The clothing of the Georgian era is heavier than that of the Regency. The fabrics are richer, the corsetry is stiffer (though I personally find 18th century stays to be the most comfortable of all), and everything just seems a little grander (in presentation as well as scale). Hoops (called panniers by the Victorians) and false rumps or bums (more familiar as the Victorian “bustle”) were worn throughout the period. I’m going to concentrate on the fashions of the transitional 1780s/1790s (when my books are set), but if you have questions about earlier eras, just ask!

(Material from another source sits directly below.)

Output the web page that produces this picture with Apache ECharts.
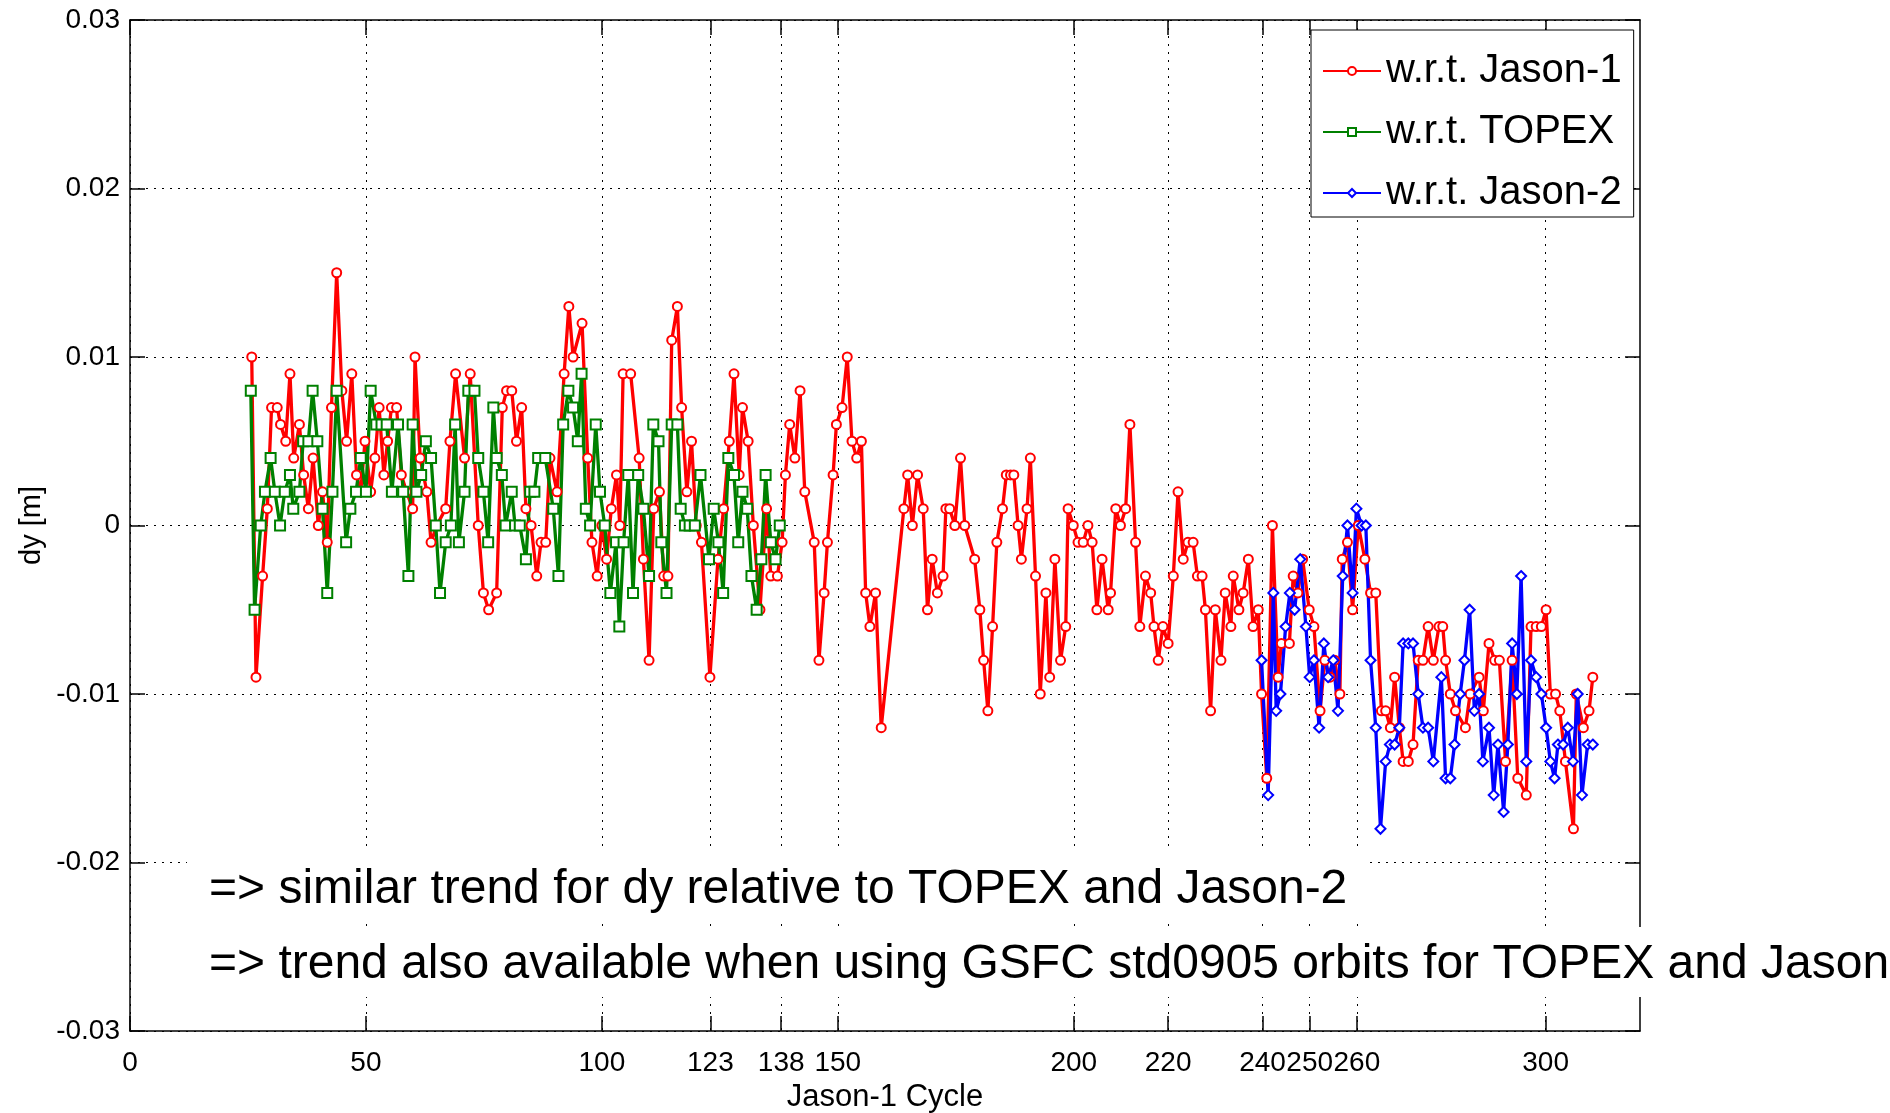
<!DOCTYPE html>
<html>
<head>
<meta charset="utf-8">
<title>dy w.r.t. Jason-1 cycle</title>
<script src="https://cdn.jsdelivr.net/npm/echarts/dist/echarts.min.js"></script>
<style>
  html, body { margin: 0; padding: 0; background: #fff; }
  #main { width: 1890px; height: 1113px; }
</style>
</head>
<body>
<div id="main"></div>
<script>
'use strict'
// x tick positions used on the Jason-1 cycle axis
var xTicks = [0, 50, 100, 123, 138, 150, 200, 220, 240, 250, 260, 300];

// w.r.t. Jason-1 (cycle, dy in m)
var j1Cycle = [25.8, 26.7, 28.1, 29.1, 30, 31.2, 31.9, 33, 33.9, 34.7, 35.9, 36.8, 37.8, 38.8, 39.9, 40.8, 41.8, 42.7, 43.8, 44.9,
    45.9, 47, 48, 48.9, 49.8, 51, 51.9, 52.8, 53.8, 54.6, 55.4, 56.5, 57.5, 58.6, 59.9, 60.4, 61.5, 62.9, 63.8, 65,
    66.9, 67.8, 69, 70.9, 72.1, 73.8, 74.9, 76, 77.7, 78.9, 79.8, 80.9, 81.9, 83, 83.9, 85, 86.2, 87.1, 88.1, 89,
    90.5, 92, 93, 93.9, 95.8, 97, 97.9, 99, 100, 101, 102, 103.1, 103.8, 104.5, 106.1, 107.9, 108.8, 110, 111, 112.2,
    113.1, 114, 114.8, 116, 116.9, 118, 119, 120, 121.1, 122.9, 124.6, 125.8, 127, 128, 129.1, 129.8, 131, 132.1, 133.5, 134.9,
    135.8, 137.2, 138.2, 138.9, 139.8, 140.9, 142, 143, 145, 146, 147.1, 147.8, 149, 149.7, 150.9, 152, 153, 154, 155, 155.9,
    156.8, 158, 159.2, 164, 164.8, 165.8, 166.9, 168.1, 169, 170, 171.1, 172.3, 172.9, 173.7, 174.8, 176, 176.9, 179, 180.1, 180.9,
    181.8, 182.8, 183.7, 184.9, 185.7, 186.6, 187.3, 188.2, 188.9, 190.1, 190.8, 191.9, 192.9, 194.1, 194.9, 196, 197.2, 198.3, 198.8, 199.9,
    200.9, 202, 203, 203.9, 204.9, 206, 207.3, 207.8, 208.9, 209.9, 211, 211.9, 213.1, 214, 215.2, 216.3, 217, 217.9, 218.9, 220,
    221.1, 222.1, 223.2, 224.2, 225.3, 226.2, 227.2, 227.9, 229, 230, 231.2, 232.1, 233.3, 233.8, 235, 235.9, 237, 238, 239.1, 239.8,
    240.9, 242.1, 243.3, 244, 245.7, 246.5, 247.5, 248.5, 249.9, 250.9, 252.2, 253.2, 254.3, 255.3, 256.4, 256.9, 258, 259.1, 260.3, 261.7,
    262.9, 264, 265.2, 266.1, 267.1, 268, 269, 269.8, 270.9, 271.9, 273, 274, 275.1, 276.2, 277.4, 278.2, 278.8, 279.8, 280.9, 283,
    284, 285.9, 286.8, 288, 289.2, 290.2, 291.5, 292.9, 294.1, 295.9, 296.9, 298, 299.1, 300.1, 301, 302.1, 303, 304.2, 305.9, 306.5,
    308, 309.2, 310];
var j1Dy = [0.010, -0.009, -0.003, 0.001, 0.007, 0.007, 0.006, 0.005, 0.009, 0.004, 0.006, 0.003, 0.001, 0.004, 0.000, 0.002, -0.001, 0.007, 0.015, 0.008,
    0.005, 0.009, 0.003, 0.002, 0.005, 0.002, 0.004, 0.007, 0.003, 0.005, 0.007, 0.007, 0.003, 0.002, 0.001, 0.010, 0.004, 0.002, -0.001, 0.000,
    0.001, 0.005, 0.009, 0.004, 0.009, 0.000, -0.004, -0.005, -0.004, 0.007, 0.008, 0.008, 0.005, 0.007, 0.001, 0.000, -0.003, -0.001, -0.001, 0.004,
    0.002, 0.009, 0.013, 0.010, 0.012, 0.004, -0.001, -0.003, 0.000, -0.002, 0.001, 0.003, 0.000, 0.009, 0.009, 0.004, -0.002, -0.008, 0.001, 0.002,
    -0.003, -0.003, 0.011, 0.013, 0.007, 0.002, 0.005, 0.000, -0.001, -0.009, -0.002, 0.001, 0.005, 0.009, 0.003, 0.007, 0.005, 0.000, -0.005, 0.001,
    -0.003, -0.003, -0.001, 0.003, 0.006, 0.004, 0.008, 0.002, -0.001, -0.008, -0.004, -0.001, 0.003, 0.006, 0.007, 0.010, 0.005, 0.004, 0.005, -0.004,
    -0.006, -0.004, -0.012, 0.001, 0.003, 0.000, 0.003, 0.001, -0.005, -0.002, -0.004, -0.003, 0.001, 0.001, 0.000, 0.004, 0.000, -0.002, -0.005, -0.008,
    -0.011, -0.006, -0.001, 0.001, 0.003, 0.003, 0.003, 0.000, -0.002, 0.001, 0.004, -0.003, -0.010, -0.004, -0.009, -0.002, -0.008, -0.006, 0.001, 0.000,
    -0.001, -0.001, 0.000, -0.001, -0.005, -0.002, -0.005, -0.004, 0.001, 0.000, 0.001, 0.006, -0.001, -0.006, -0.003, -0.004, -0.006, -0.008, -0.006, -0.007,
    -0.003, 0.002, -0.002, -0.001, -0.001, -0.003, -0.003, -0.005, -0.011, -0.005, -0.008, -0.004, -0.006, -0.003, -0.005, -0.004, -0.002, -0.006, -0.005, -0.010,
    -0.015, 0.000, -0.009, -0.007, -0.007, -0.003, -0.004, -0.002, -0.005, -0.006, -0.011, -0.008, -0.009, -0.008, -0.010, -0.002, -0.001, -0.005, 0.000, -0.002,
    -0.004, -0.004, -0.011, -0.011, -0.012, -0.009, -0.012, -0.014, -0.014, -0.013, -0.008, -0.008, -0.006, -0.008, -0.006, -0.006, -0.008, -0.010, -0.011, -0.012,
    -0.010, -0.009, -0.011, -0.007, -0.008, -0.008, -0.014, -0.008, -0.015, -0.016, -0.006, -0.006, -0.006, -0.005, -0.010, -0.010, -0.011, -0.014, -0.018, -0.010,
    -0.012, -0.011, -0.009];

// w.r.t. TOPEX
var tpCycle = [25.6, 26.4, 27.7, 28.6, 29.8, 30.7, 31.8, 32.8, 33.9, 34.6, 35.9, 36.7, 37.8, 38.7, 39.7, 40.8, 41.8, 42.9, 43.8, 45.8,
    46.7, 47.9, 48.9, 50, 51, 52.2, 53.3, 54.4, 55.5, 56.8, 57.9, 59, 59.9, 60.7, 61.7, 62.7, 63.8, 64.8, 65.7, 66.9,
    68, 68.9, 69.7, 70.9, 71.7, 73, 73.8, 74.9, 75.9, 77, 77.7, 78.8, 79.6, 80.9, 81.6, 82.6, 83.9, 84.8, 85.7, 86.5,
    88, 89.7, 90.8, 91.8, 92.9, 93.9, 94.9, 95.7, 96.6, 97.5, 98.7, 99.6, 100.6, 101.8, 103, 103.7, 104.6, 105.6, 106.6, 107.7,
    108.8, 110, 110.9, 112, 112.6, 113.7, 114.8, 116, 116.7, 117.6, 118.6, 119.7, 120.9, 122.7, 123.7, 124.7, 125.7, 126.8, 128, 128.9,
    129.8, 130.8, 131.7, 132.8, 133.8, 134.7, 135.8, 136.8, 137.7];
var tpDy = [0.008, -0.005, 0.000, 0.002, 0.004, 0.002, 0.000, 0.002, 0.003, 0.001, 0.002, 0.005, 0.005, 0.008, 0.005, 0.001, -0.004, 0.002, 0.008, -0.001,
    0.001, 0.002, 0.004, 0.002, 0.008, 0.006, 0.006, 0.006, 0.002, 0.006, 0.002, -0.003, 0.006, 0.002, 0.003, 0.005, 0.004, 0.000, -0.004, -0.001,
    0.000, 0.006, -0.001, 0.002, 0.008, 0.008, 0.004, 0.002, -0.001, 0.007, 0.004, 0.003, 0.000, 0.002, 0.000, 0.000, -0.002, 0.002, 0.002, 0.004,
    0.004, 0.001, -0.003, 0.006, 0.008, 0.007, 0.005, 0.009, 0.001, 0.000, 0.006, 0.002, 0.000, -0.004, -0.001, -0.006, -0.001, 0.003, -0.004, 0.003,
    0.001, -0.003, 0.006, 0.005, -0.001, -0.004, 0.006, 0.006, 0.001, 0.000, 0.000, 0.000, 0.003, -0.002, 0.001, -0.001, -0.004, 0.004, 0.003, -0.001,
    0.002, 0.001, -0.003, -0.005, -0.002, 0.003, -0.001, -0.002, 0.000];

// w.r.t. Jason-2
var j2Cycle = [239.8, 241.2, 242.3, 242.9, 243.8, 244.9, 245.8, 246.8, 248, 249.2, 250, 250.9, 252, 253, 253.9, 255, 256, 257, 258, 259.1,
    259.9, 261, 261.9, 262.9, 264, 265, 266.1, 267, 268, 269, 269.8, 270.9, 271.9, 273, 274, 275.1, 276.2, 277.9, 278.8, 279.8,
    280.7, 281.9, 282.8, 283.9, 284.9, 285.9, 286.7, 288, 289, 289.9, 291.1, 292, 292.9, 293.9, 294.8, 295.9, 296.9, 298, 299.1, 300.1,
    301, 301.9, 302.6, 303.7, 304.7, 305.8, 306.8, 307.7, 308.9, 310];
var j2Dy = [-0.008, -0.016, -0.004, -0.011, -0.010, -0.006, -0.004, -0.005, -0.002, -0.006, -0.009, -0.008, -0.012, -0.007, -0.009, -0.008, -0.011, -0.003, 0.000, -0.004,
    0.001, 0.000, 0.000, -0.008, -0.012, -0.018, -0.014, -0.013, -0.013, -0.012, -0.007, -0.007, -0.007, -0.010, -0.012, -0.012, -0.014, -0.009, -0.015, -0.015,
    -0.013, -0.010, -0.008, -0.005, -0.011, -0.010, -0.014, -0.012, -0.016, -0.013, -0.017, -0.013, -0.007, -0.010, -0.003, -0.014, -0.008, -0.009, -0.010, -0.012,
    -0.014, -0.015, -0.013, -0.013, -0.012, -0.014, -0.010, -0.016, -0.013, -0.013];

var note1 = '=> similar trend for dy relative to TOPEX and Jason-2';
var note2 = '=> trend also available when using GSFC std0905 orbits for TOPEX and Jason';

function pairs(xs, ys) {
    return xs.map(function (x, i) { return [x, ys[i]]; });
}

var FONT = '"Liberation Sans", Arial, Helvetica, sans-serif';
var gridDots = { type: [2, 6], color: '#000', width: 1 };
var boxLine = { color: '#000', width: 1.5 };

var option = {
    animation: false,
    backgroundColor: '#fff',
    textStyle: { fontFamily: FONT },
    grid: {
        left: 130,
        right: 250,
        top: 20,
        bottom: 82,
        outerBoundsMode: 'none'
    },
    legend: {
        orient: 'vertical',
        left: 1311,
        top: 30,
        backgroundColor: '#fff',
        borderColor: '#000',
        borderWidth: 1,
        padding: [20, 12, 3, 11],
        itemWidth: 58,
        itemHeight: 10,
        itemGap: 19,
        textStyle: { fontSize: 40, color: '#000', fontFamily: FONT, lineHeight: 42 },
        data: ['w.r.t. Jason-1', 'w.r.t. TOPEX', 'w.r.t. Jason-2']
    },
    xAxis: [
        {
            type: 'value',
            min: 0,
            max: 320,
            position: 'bottom',
            name: 'Jason-1 Cycle',
            nameLocation: 'middle',
            nameGap: 51,
            nameMoveOverlap: false,
            nameTextStyle: { fontSize: 31, color: '#000', fontFamily: FONT },
            axisLine: { show: true, onZero: false, lineStyle: boxLine },
            axisTick: { show: true, inside: true, length: 15, customValues: xTicks, lineStyle: boxLine },
            axisLabel: { customValues: xTicks, fontSize: 28, color: '#000', margin: 18, fontFamily: FONT, hideOverlap: false },
            splitLine: { show: true, lineStyle: gridDots }
        },
        {
            type: 'value',
            min: 0,
            max: 320,
            position: 'top',
            axisLine: { show: true, onZero: false, lineStyle: boxLine },
            axisTick: { show: true, inside: true, length: 15, customValues: xTicks, lineStyle: boxLine },
            axisLabel: { show: false },
            splitLine: { show: false }
        }
    ],
    yAxis: [
        {
            type: 'value',
            min: -0.03,
            max: 0.03,
            interval: 0.01,
            position: 'left',
            name: 'dy [m]',
            nameLocation: 'middle',
            nameGap: 84,
            nameMoveOverlap: false,
            nameTextStyle: { fontSize: 29, color: '#000', fontFamily: FONT },
            axisLine: { show: true, onZero: false, lineStyle: boxLine },
            axisTick: { show: true, inside: true, length: 15, lineStyle: boxLine },
            axisLabel: { fontSize: 28, color: '#000', margin: 10, fontFamily: FONT, padding: [8, 0, 0, 0] },
            splitLine: { show: true, lineStyle: gridDots }
        },
        {
            type: 'value',
            min: -0.03,
            max: 0.03,
            interval: 0.01,
            position: 'right',
            axisLine: { show: true, onZero: false, lineStyle: boxLine },
            axisTick: { show: true, inside: true, length: 15, lineStyle: boxLine },
            axisLabel: { show: false },
            splitLine: { show: false }
        }
    ],
    series: [
        {
            name: 'w.r.t. Jason-1',
            type: 'line',
            data: pairs(j1Cycle, j1Dy),
            symbol: 'emptyCircle',
            symbolSize: 9,
            color: '#ff0000',
            lineStyle: { width: 3.3, color: '#ff0000' },
            itemStyle: { color: '#ff0000', borderWidth: 2.2 }
        },
        {
            name: 'w.r.t. TOPEX',
            type: 'line',
            data: pairs(tpCycle, tpDy),
            symbol: 'emptyRect',
            symbolSize: 10,
            color: '#008000',
            lineStyle: { width: 3.3, color: '#008000' },
            itemStyle: { color: '#008000', borderWidth: 2.5 }
        },
        {
            name: 'w.r.t. Jason-2',
            type: 'line',
            data: pairs(j2Cycle, j2Dy),
            symbol: 'emptyDiamond',
            symbolSize: 10,
            color: '#0000ff',
            lineStyle: { width: 3.3, color: '#0000ff' },
            itemStyle: { color: '#0000ff', borderWidth: 2.2 }
        }
    ],
    graphic: [
        {
            type: 'text',
            left: 187,
            top: 852,
            z: 100,
            style: {
                text: note1,
                font: '48px ' + FONT,
                fill: '#000',
                backgroundColor: '#fff',
                padding: [14, 22, 8, 22]
            }
        },
        {
            type: 'text',
            left: 187,
            top: 927,
            z: 100,
            style: {
                text: note2,
                font: '48px ' + FONT,
                fill: '#000',
                backgroundColor: '#fff',
                padding: [14, 40, 8, 22]
            }
        }
    ]
};

var myChart = echarts.init(document.getElementById('main'));
myChart.setOption(option);
</script>
</body>
</html>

The underpinnings are a tad more involved than those of the Regency. Our Georgian heroine would still be wearing a basic white linen shift, stockings, garters, and stays (no drawers!). Her stays (corset) would be much heavier and much stiffer than those of her Regency-era daughter, and she’d be wearing some kind of contraption to pad out her hips. The large hoops of the mid-century have gone the way of the dodo (which of course, still exists in the 1780s). The fullness of the skirts has moved from the side to the back, and false rumps (bum pads) are now worn to plump out the skirts (rather like an Elizabethan bum roll). These pads could be made of wadding (rather like a pillow) or they could be made of cork. This fashion lead to cartoons like the one shown here called “The New Regatta” which shows several women shooting the Thames, balanced on their rumps. Women’s fashions have always been open to the wicked pen of the satirist.
Over all this she would have worn her gown. It might be a robe á l’anglaise (sadly the wonderful a robe à la française, which its hanging pleats had gone out of style for everything but court). These styles of gown are usually open at the front (below the waist), allowing the petticoat to be seen (note: “petticoat” applies to all of a woman’s various skirts during this time period, not just to those that are underskirts). The petticoat could be made to match or of contrasting fabric. If not “open” the gown would have an “apron skirt” which was sewn in at the back, but was open at the sides and was pulled up to tie around the waist (under the bodice of the gown). The gown could be made with a “compère” front (meaning that it fastened closed over the chest) or it could be made to be worn with a separate stomacher. Regardless, the dress most likely pinned shut. Yes, pinned. A lady’s pin money wasn’t so much for sewing as it was to buy the pins required to keep her gowns on! The main alternative to pinning was for the lady to be sewn into the gown (try getting that back on at a ball, LOL!). A very few gowns, comparatively, laced shut or were held closed with hook and eyes.
A lady of this period might also have worn the newly popular Perriot jacket and a petticoat, or she might even have worn the very daring robe à la rein (or chemise gown), made popular—and infamous—by Marie Antoinette. As the 1780s pass into the early 1790s, the fashions of the Revolution come to England and we begin to see “round gowns” (meaning that the gown goes all the way around the body, no separate petticoat necessary), usually worn with some kind of open robe over them (think of gowns worn by Marianne in the Emma Thompson version of Sense and Sensibility).
I know this is a bit bare-bones (oh the pictures I could show you if I had unlimited room and time) but I think I’ve covered the basics. I’m more than happy to answer questions, show you more pictures and explain any garments you might have questions about. I even have some images of the insides of gowns if you want more info on just how they worked. So ask away!